The past week was spent learning all the eye watering, brain numbing, super benign intricacies of South African Air Law. Much of it is ‘similar’ to US regulations, but much of it is amazingly complicated for such a silly subject. There is also the differences in semantics that makes it amusing sometimes, frustrating most others. For example I spent 30 minutes trying to decipher how or why someone would ‘secrete’ themselves on an airplane. I had ideas as to how they would, but we wont jump into those. In any case my hypothesis proved wrong. To secrete yourself in South Africa it seems you only have to secretly hide yourself aboard an aircraft. I was a bit disappointed, I was hoping for the abstract and raunchy.
The town we are in currently is called Midrand. Its halfway between Johanesburg and Pretoria, in an area resembling something like a mix of central New Mexico, Nebraska and maybe other random parts of the US west to Midwest. Its not unlike any suburb in the US, having monotonous strip malls, car dealerships, pizza joints and overpasses zig-zagging everywhere. The most exciting wildlife I’ve seen so far has been a small rodent that cautiously eyes me every morning when I go outside to see what type of smoke dominates the current day. I did, however, see a sign on the double razor wired fence of an obviously paranoid white land owner’s estate that read “Caution: Bullfrogs”. I’m very interested in South African bullfrogs now.
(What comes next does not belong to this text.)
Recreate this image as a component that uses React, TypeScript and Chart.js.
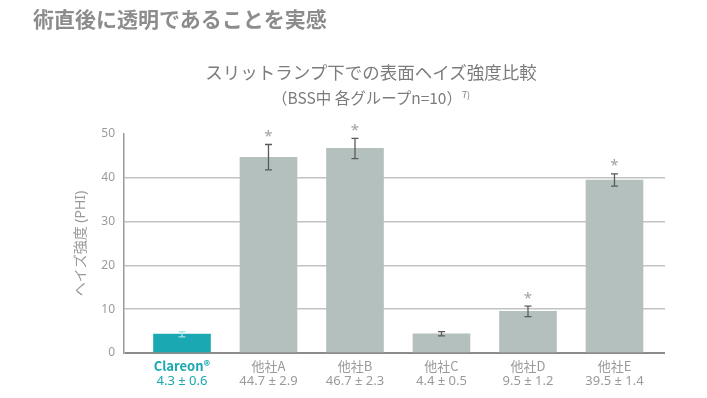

As I mentioned above, there is always some acrid layer of smoke lingering over the area at all times. It changes though. Sometimes it smells like barbecued grass, other times burning tires, other times garbage. There is always a field burning somewhere close with no one around and no one that evidently cares. Before we leave the house in the morning we bet what flavor of smoke will invade our nostrils, such excitement.
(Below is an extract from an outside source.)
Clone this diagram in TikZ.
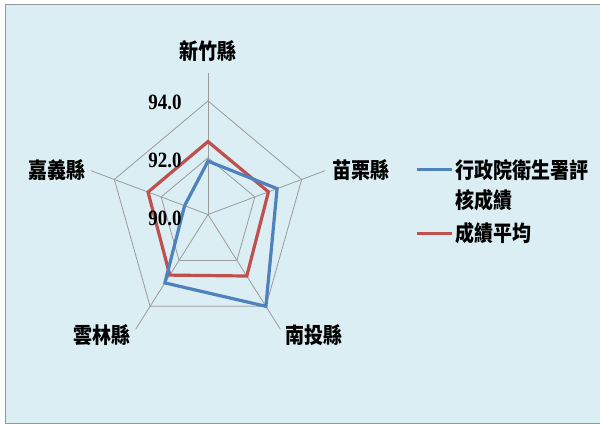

The 3 other guys I share the house with here are all great. There is Bryce, from Ohio, Ed, from Idaho and Chris, from Texas. We all get along well and keep ourselves entertained well enough for the time being. After we pass our South African validation exams this week we plan to visit a nearby national park where Bryce can ride a lion. I’ll be sure to take pictures.
So, there it is, almost a week here and not too much to report. The fact that I am on the southern tip of the African continent and thousands of miles from home hasn’t sunk in just yet…I’m not looking forward to the day that it does.